One wouldn’t have expected California’s Board of Education to essentially sustain the state’s Parent Trigger law and actually make it easier for families to overhaul failure factories. After all, Gov. Jerry Brown moved immediately upon taking office to remove Ben Austin and Ted Mitchell, the two leading school reformers on the board, and placed a lobbyist for the Golden State’s National Education Association affiliate onto the board. Given that the nation’s first Parent Trigger law lacked clear guidelines on how parents should petition for overhauls — and the fierce battle in Compton between parents and the tag team of the Southern California school district and the American Federation of Teachers local over efforts to remove McKinley Elementary from district control — and the district the board could have easily crafted rules governing the process that would have made it impossible for families to exercise power.

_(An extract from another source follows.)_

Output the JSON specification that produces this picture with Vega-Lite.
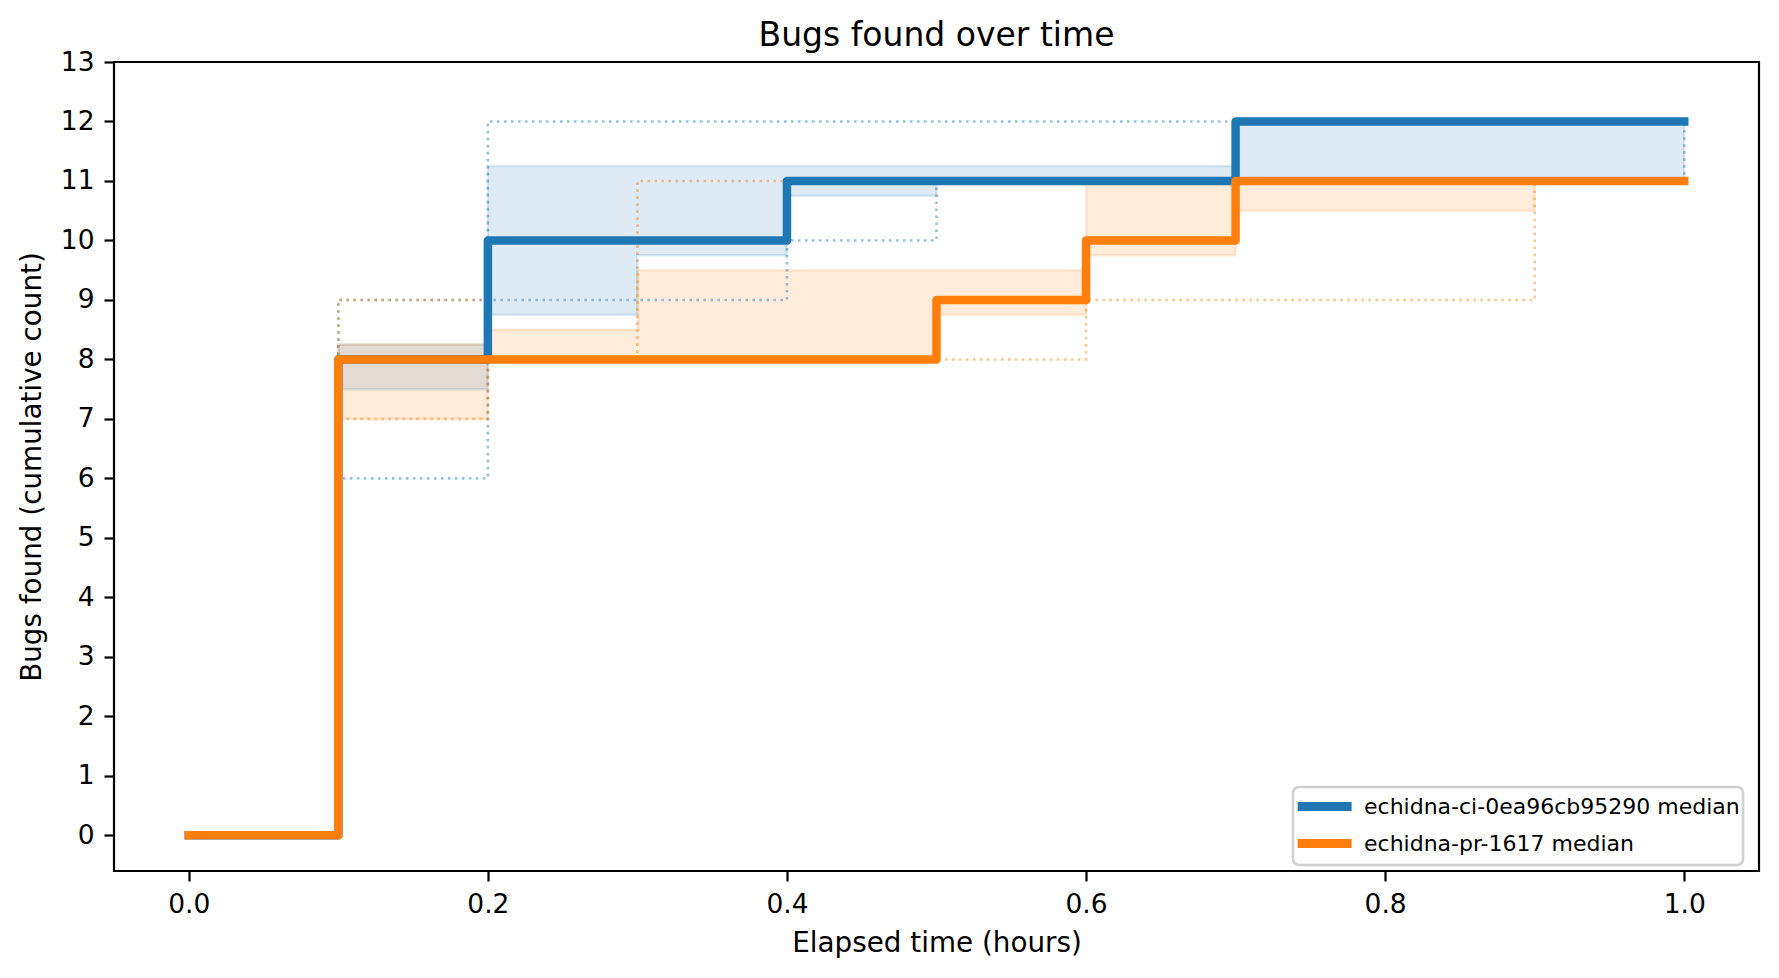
{
  "$schema": "https://vega.github.io/schema/vega-lite/v6.json",
  "width": 1645,
  "height": 809,
  "autosize": "none",
  "padding": {"left": 114, "top": 62, "right": 20, "bottom": 107},
  "background": "white",
  "title": {
    "text": "Bugs found over time",
    "font": "DejaVu Sans",
    "fontSize": 33,
    "fontWeight": "normal",
    "color": "black",
    "anchor": "middle",
    "baseline": "alphabetic",
    "frame": "group",
    "offset": 17,
    "dy": 47
  },
  "data": {
    "values": [
      {"series": "echidna-ci-0ea96cb95290 median", "t": 0.0, "med": 0, "q1": 0, "q3": 0, "lo": 0, "hi": 0},
      {"series": "echidna-ci-0ea96cb95290 median", "t": 0.1, "med": 8, "q1": 7.5, "q3": 8.25, "lo": 6, "hi": 9},
      {"series": "echidna-ci-0ea96cb95290 median", "t": 0.2, "med": 10, "q1": 8.75, "q3": 11.25, "lo": 9, "hi": 12},
      {"series": "echidna-ci-0ea96cb95290 median", "t": 0.3, "med": 10, "q1": 9.75, "q3": 11.25, "lo": 9, "hi": 12},
      {"series": "echidna-ci-0ea96cb95290 median", "t": 0.4, "med": 11, "q1": 10.75, "q3": 11.25, "lo": 10, "hi": 12},
      {"series": "echidna-ci-0ea96cb95290 median", "t": 0.5, "med": 11, "q1": 11, "q3": 11.25, "lo": 11, "hi": 12},
      {"series": "echidna-ci-0ea96cb95290 median", "t": 0.6, "med": 11, "q1": 11, "q3": 11.25, "lo": 11, "hi": 12},
      {"series": "echidna-ci-0ea96cb95290 median", "t": 0.7, "med": 12, "q1": 11, "q3": 12, "lo": 11, "hi": 12},
      {"series": "echidna-ci-0ea96cb95290 median", "t": 0.8, "med": 12, "q1": 11, "q3": 12, "lo": 11, "hi": 12},
      {"series": "echidna-ci-0ea96cb95290 median", "t": 0.9, "med": 12, "q1": 11, "q3": 12, "lo": 11, "hi": 12},
      {"series": "echidna-ci-0ea96cb95290 median", "t": 1.0, "med": 12, "q1": 12, "q3": 12, "lo": 12, "hi": 12},
      {"series": "echidna-pr-1617 median", "t": 0.0, "med": 0, "q1": 0, "q3": 0, "lo": 0, "hi": 0},
      {"series": "echidna-pr-1617 median", "t": 0.1, "med": 8, "q1": 7, "q3": 8.25, "lo": 7, "hi": 9},
      {"series": "echidna-pr-1617 median", "t": 0.2, "med": 8, "q1": 8, "q3": 8.5, "lo": 8, "hi": 8},
      {"series": "echidna-pr-1617 median", "t": 0.3, "med": 8, "q1": 8, "q3": 9.5, "lo": 8, "hi": 11},
      {"series": "echidna-pr-1617 median", "t": 0.4, "med": 8, "q1": 8, "q3": 9.5, "lo": 8, "hi": 11},
      {"series": "echidna-pr-1617 median", "t": 0.5, "med": 9, "q1": 8.75, "q3": 9.5, "lo": 8, "hi": 11},
      {"series": "echidna-pr-1617 median", "t": 0.6, "med": 10, "q1": 9.75, "q3": 11, "lo": 9, "hi": 11},
      {"series": "echidna-pr-1617 median", "t": 0.7, "med": 11, "q1": 10.5, "q3": 11, "lo": 9, "hi": 11},
      {"series": "echidna-pr-1617 median", "t": 0.8, "med": 11, "q1": 10.5, "q3": 11, "lo": 9, "hi": 11},
      {"series": "echidna-pr-1617 median", "t": 0.9, "med": 11, "q1": 11, "q3": 11, "lo": 11, "hi": 11},
      {"series": "echidna-pr-1617 median", "t": 1.0, "med": 11, "q1": null, "q3": null, "lo": null, "hi": null}
    ]
  },
  "encoding": {
    "x": {
      "field": "t",
      "type": "quantitative",
      "scale": {"domain": [-0.05, 1.05], "nice": false, "zero": false},
      "axis": {
        "title": "Elapsed time (hours)",
        "values": [0, 0.2, 0.4, 0.6, 0.8, 1.0],
        "format": ".1f",
        "titleX": 822.5,
        "titleY": 80,
        "titleBaseline": "alphabetic",
        "titleAlign": "center",
        "labelPadding": 10
      }
    },
    "color": {
      "field": "series",
      "type": "nominal",
      "scale": {"domain": ["echidna-ci-0ea96cb95290 median", "echidna-pr-1617 median"], "range": ["#1f77b4", "#ff7f0e"]},
      "legend": {
        "title": null,
        "orient": "none",
        "legendX": 1179,
        "legendY": 725,
        "symbolType": "M-1.24,0H3.26",
        "symbolSize": 576,
        "symbolStrokeWidth": 9,
        "symbolOpacity": 1,
        "labelFontSize": 22,
        "labelFont": "DejaVu Sans",
        "labelColor": "black",
        "labelLimit": 600,
        "labelOffset": 35,
        "rowPadding": 0,
        "padding": 3,
        "strokeColor": "#d0d0d0",
        "fillColor": "white",
        "cornerRadius": 6,
        "encode": {"legend": {"update": {"strokeWidth": {"value": 2.5}}}}
      }
    }
  },
  "layer": [
    {
      "transform": [{"filter": "isValid(datum.q1)"}],
      "mark": {"type": "area", "interpolate": "step-after", "fillOpacity": 0.15, "strokeOpacity": 0.15, "strokeWidth": 2.5},
      "encoding": {
        "y": {"field": "q1", "type": "quantitative"},
        "y2": {"field": "q3"},
        "stroke": {"field": "series", "type": "nominal", "scale": {"domain": ["echidna-ci-0ea96cb95290 median", "echidna-pr-1617 median"], "range": ["#1f77b4", "#ff7f0e"]}, "legend": null},
        "detail": {"field": "series"}
      }
    },
    {
      "transform": [{"filter": "isValid(datum.lo)"}],
      "mark": {"type": "line", "interpolate": "step-after", "strokeWidth": 2.6, "strokeDash": [2.6, 4.4], "opacity": 0.45},
      "encoding": {
        "y": {"field": "lo", "type": "quantitative"},
        "detail": {"field": "series"}
      }
    },
    {
      "transform": [{"filter": "isValid(datum.hi)"}],
      "mark": {"type": "line", "interpolate": "step-after", "strokeWidth": 2.6, "strokeDash": [2.6, 4.4], "opacity": 0.45},
      "encoding": {
        "y": {"field": "hi", "type": "quantitative"},
        "detail": {"field": "series"}
      }
    },
    {
      "mark": {"type": "line", "interpolate": "step-after", "strokeWidth": 8.5, "strokeJoin": "round", "strokeCap": "square"},
      "encoding": {
        "y": {
          "field": "med",
          "type": "quantitative",
          "scale": {"domain": [-0.6, 13], "nice": false, "zero": false},
          "axis": {
            "title": "Bugs found (cumulative count)",
            "values": [0, 1, 2, 3, 4, 5, 6, 7, 8, 9, 10, 11, 12, 13],
            "format": "d",
            "titleX": -74,
            "titleY": 404.5,
            "titleAngle": 270,
            "titleBaseline": "alphabetic",
            "titleAlign": "center",
            "labelPadding": 10
          }
        }
      }
    }
  ],
  "resolve": {"scale": {"y": "shared"}},
  "config": {
    "font": "DejaVu Sans",
    "view": {"stroke": "black", "strokeWidth": 2.2},
    "axis": {
      "grid": false,
      "domain": false,
      "tickColor": "black",
      "tickWidth": 2.2,
      "tickSize": 10,
      "labelFont": "DejaVu Sans",
      "labelFontSize": 26.5,
      "labelColor": "black",
      "titleFont": "DejaVu Sans",
      "titleFontSize": 27.8,
      "titleFontWeight": "normal",
      "titleColor": "black"
    }
  }
}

But today’s move by the state board to pass clear regulations governing Parent Trigger efforts is a step in the right direction. The fact that the state Department of Education will have to provide sample petitions that families could use in their efforts has the potential to make it easier to initiate Parent Trigger drives. So did the decision by the board to not allow school districts and teachers unions from being able to block proposals to remove failure factories from district control by simply massing a majority of rank-and-file teachers. And barring districts from tossing out signatures (and petitions) because of technical errors is an acceptance of the reality that the families that will attempt these efforts will not be nearly as savvy (at least at first) as the districts and NEA and American Federation of Teachers affiliates with lawyers at their disposal.
This is good news. But it isn’t the end of the story. In theory, the regulations go into effect in October so long as there aren’t any significant comments requiring the state board to reaffirm them. But given efforts by the NEA’s California affiliate so far to curb the expansion of charter schools and tie the hands of cash-strapped school districts, don’t be surprised if the union attempts a push-back. Particularly, the union wants to force efforts by parents to convert failing schools into charters to go through approval by half of their rank-and-file members, which would effectively keep the schools under failed district management (and under NEA and AFT influence). Expect the union to do so, either in its comments or through the legislative process by demanding Golden State legislators to revamp the law to their liking. So Parent Revolution, the group that helped bring the Parent Trigger law into reality, and Gloria Romero, the former state senator who now runs the state branch of Democrats for Education Reform, will have to aggressively work with families to defend Parent Trigger laws and efforts to use the law to systemically overhaul the schools their children attend.
All in all, California’s education officials managed to do the rare — and right — thing by families no longer willing to accept cultures of mediocrity and academic failure. They, along with statehouse leaders, should continue to do so by embracing systemic reform.